▶ [Data]:
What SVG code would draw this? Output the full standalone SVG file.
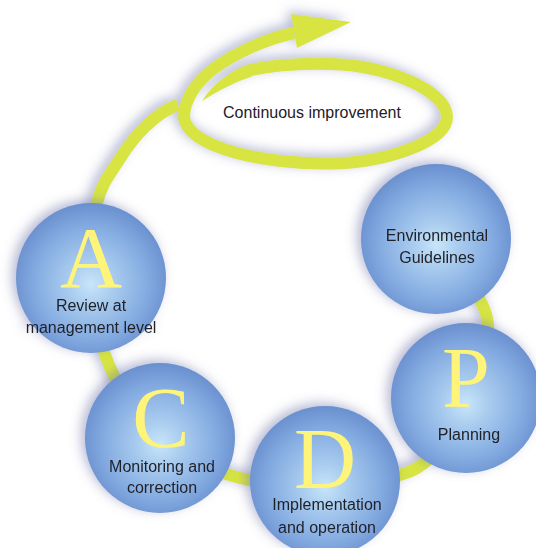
<svg xmlns="http://www.w3.org/2000/svg" width="536" height="548" viewBox="0 0 536 548">
<defs>
<radialGradient id="ball" cx="50%" cy="53%" r="52%" fx="50%" fy="54%">
<stop offset="0" stop-color="#c8e6fa"/>
<stop offset="0.3" stop-color="#a8cbee"/>
<stop offset="0.7" stop-color="#86ade2"/>
<stop offset="1" stop-color="#6b91d0"/>
</radialGradient>
<filter id="shadow" x="-20%" y="-20%" width="140%" height="140%">
<feGaussianBlur in="SourceAlpha" stdDeviation="6" result="b"/>
<feOffset in="b" dx="-4" dy="-3" result="o"/>
<feFlood flood-color="#6f74a8" flood-opacity="0.5"/>
<feComposite in2="o" operator="in" result="s"/>
<feMerge><feMergeNode in="s"/><feMergeNode in="SourceGraphic"/></feMerge>
</filter>
</defs>
<style>
.ring{fill:none;stroke:#d7e443;stroke-width:12;stroke-linecap:butt}
.fillg{fill:#d7e443}
.ball{fill:url(#ball)}
.letter{font-family:"Liberation Serif",serif;font-size:86px;fill:#fff47a;text-anchor:middle}
.lbl{font-family:"Liberation Sans",Arial,sans-serif;font-size:16px;fill:#1e2028;text-anchor:middle}
</style>
<rect width="536" height="548" fill="#ffffff"/>
<g id="connectors" filter="url(#shadow)">
<path class="ring" d="M435,239 C443.7,252.2 481.8,291.5 487,318 C492.2,344.5 477.7,373 466,398 C454.3,423 440.5,454.2 417,468 C393.5,481.8 354.5,479.3 325,481 C295.5,482.7 267.5,485.2 240,478 C212.5,470.8 181.8,456.8 160,438 C138.2,419.2 120.5,391.7 109,365 C97.5,338.3 93,305 91,278 C89,251 92.3,222.7 97,203 C101.7,183.3 111,172.7 119,160 C127,147.3 135.8,135.8 145,127 C154.2,118.2 166,108.5 178,105"/>
<path class="ring" stroke-width="13" d="M250,70 C275,65 300,63 330,64 C385,65 447,90 447,117 C447,142 385,163 330,163.5 C270,164 190,150 184,118 C184,98 198,80 216,67 C236,53 265,39 294,33"/>
<polygon class="fillg" points="291,14 351,22 297,48"/>
<path class="fillg" d="M251,63.5 C230,70 212,85 202,101 C220,90 235,82 252,76.5 Z"/>
</g>
<g id="continuous">
<text class="lbl" x="312" y="118" font-size="16.5">Continuous improvement</text>
</g>
<g id="env" filter="url(#shadow)">
<circle class="ball" cx="436" cy="239" r="75"/>
<text class="lbl" x="437" y="241">Environmental</text>
<text class="lbl" x="437" y="263">Guidelines</text>
</g>
<g id="plan" filter="url(#shadow)">
<circle class="ball" cx="466" cy="398" r="75"/>
<text class="letter" x="466" y="407">P</text>
<text class="lbl" x="469" y="440">Planning</text>
</g>
<g id="do" filter="url(#shadow)">
<circle class="ball" cx="325" cy="481" r="75"/>
<text class="letter" x="325" y="488">D</text>
<text class="lbl" x="327" y="510">Implementation</text>
<text class="lbl" x="327" y="533">and operation</text>
</g>
<g id="check" filter="url(#shadow)">
<circle class="ball" cx="160" cy="438" r="75"/>
<text class="letter" x="161" y="447">C</text>
<text class="lbl" x="162" y="472">Monitoring and</text>
<text class="lbl" x="162" y="493">correction</text>
</g>
<g id="act" filter="url(#shadow)">
<circle class="ball" cx="91" cy="278" r="75"/>
<text class="letter" x="91" y="287">A</text>
<text class="lbl" x="91" y="311">Review at</text>
<text class="lbl" x="91" y="333">management level</text>
</g>
</svg>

▶ [What needs to be done]: Print the complete listing exactly, apart from any pictures.

▶ [Exercise result]:
What SVG code would draw this? Output the full standalone SVG file.
<svg xmlns="http://www.w3.org/2000/svg" width="536" height="548" viewBox="0 0 536 548">
<defs>
<radialGradient id="ball" cx="50%" cy="53%" r="52%" fx="50%" fy="54%">
<stop offset="0" stop-color="#c8e6fa"/>
<stop offset="0.3" stop-color="#a8cbee"/>
<stop offset="0.7" stop-color="#86ade2"/>
<stop offset="1" stop-color="#6b91d0"/>
</radialGradient>
<filter id="shadow" x="-20%" y="-20%" width="140%" height="140%">
<feGaussianBlur in="SourceAlpha" stdDeviation="6" result="b"/>
<feOffset in="b" dx="-4" dy="-3" result="o"/>
<feFlood flood-color="#6f74a8" flood-opacity="0.5"/>
<feComposite in2="o" operator="in" result="s"/>
<feMerge><feMergeNode in="s"/><feMergeNode in="SourceGraphic"/></feMerge>
</filter>
</defs>
<style>
.ring{fill:none;stroke:#d7e443;stroke-width:12;stroke-linecap:butt}
.fillg{fill:#d7e443}
.ball{fill:url(#ball)}
.letter{font-family:"Liberation Serif",serif;font-size:86px;fill:#fff47a;text-anchor:middle}
.lbl{font-family:"Liberation Sans",Arial,sans-serif;font-size:16px;fill:#1e2028;text-anchor:middle}
</style>
<rect width="536" height="548" fill="#ffffff"/>
<g id="connectors" filter="url(#shadow)">
<path class="ring" d="M435,239 C443.7,252.2 481.8,291.5 487,318 C492.2,344.5 477.7,373 466,398 C454.3,423 440.5,454.2 417,468 C393.5,481.8 354.5,479.3 325,481 C295.5,482.7 267.5,485.2 240,478 C212.5,470.8 181.8,456.8 160,438 C138.2,419.2 120.5,391.7 109,365 C97.5,338.3 93,305 91,278 C89,251 92.3,222.7 97,203 C101.7,183.3 111,172.7 119,160 C127,147.3 135.8,135.8 145,127 C154.2,118.2 166,108.5 178,105"/>
<path class="ring" stroke-width="13" d="M250,70 C275,65 300,63 330,64 C385,65 447,90 447,117 C447,142 385,163 330,163.5 C270,164 190,150 184,118 C184,98 198,80 216,67 C236,53 265,39 294,33"/>
<polygon class="fillg" points="291,14 351,22 297,48"/>
<path class="fillg" d="M251,63.5 C230,70 212,85 202,101 C220,90 235,82 252,76.5 Z"/>
</g>
<g id="continuous">
<text class="lbl" x="312" y="118" font-size="16.5">Continuous improvement</text>
</g>
<g id="env" filter="url(#shadow)">
<circle class="ball" cx="436" cy="239" r="75"/>
<text class="lbl" x="437" y="241">Environmental</text>
<text class="lbl" x="437" y="263">Guidelines</text>
</g>
<g id="plan" filter="url(#shadow)">
<circle class="ball" cx="466" cy="398" r="75"/>
<text class="letter" x="466" y="407">P</text>
<text class="lbl" x="469" y="440">Planning</text>
</g>
<g id="do" filter="url(#shadow)">
<circle class="ball" cx="325" cy="481" r="75"/>
<text class="letter" x="325" y="488">D</text>
<text class="lbl" x="327" y="510">Implementation</text>
<text class="lbl" x="327" y="533">and operation</text>
</g>
<g id="check" filter="url(#shadow)">
<circle class="ball" cx="160" cy="438" r="75"/>
<text class="letter" x="161" y="447">C</text>
<text class="lbl" x="162" y="472">Monitoring and</text>
<text class="lbl" x="162" y="493">correction</text>
</g>
<g id="act" filter="url(#shadow)">
<circle class="ball" cx="91" cy="278" r="75"/>
<text class="letter" x="91" y="287">A</text>
<text class="lbl" x="91" y="311">Review at</text>
<text class="lbl" x="91" y="333">management level</text>
</g>
</svg>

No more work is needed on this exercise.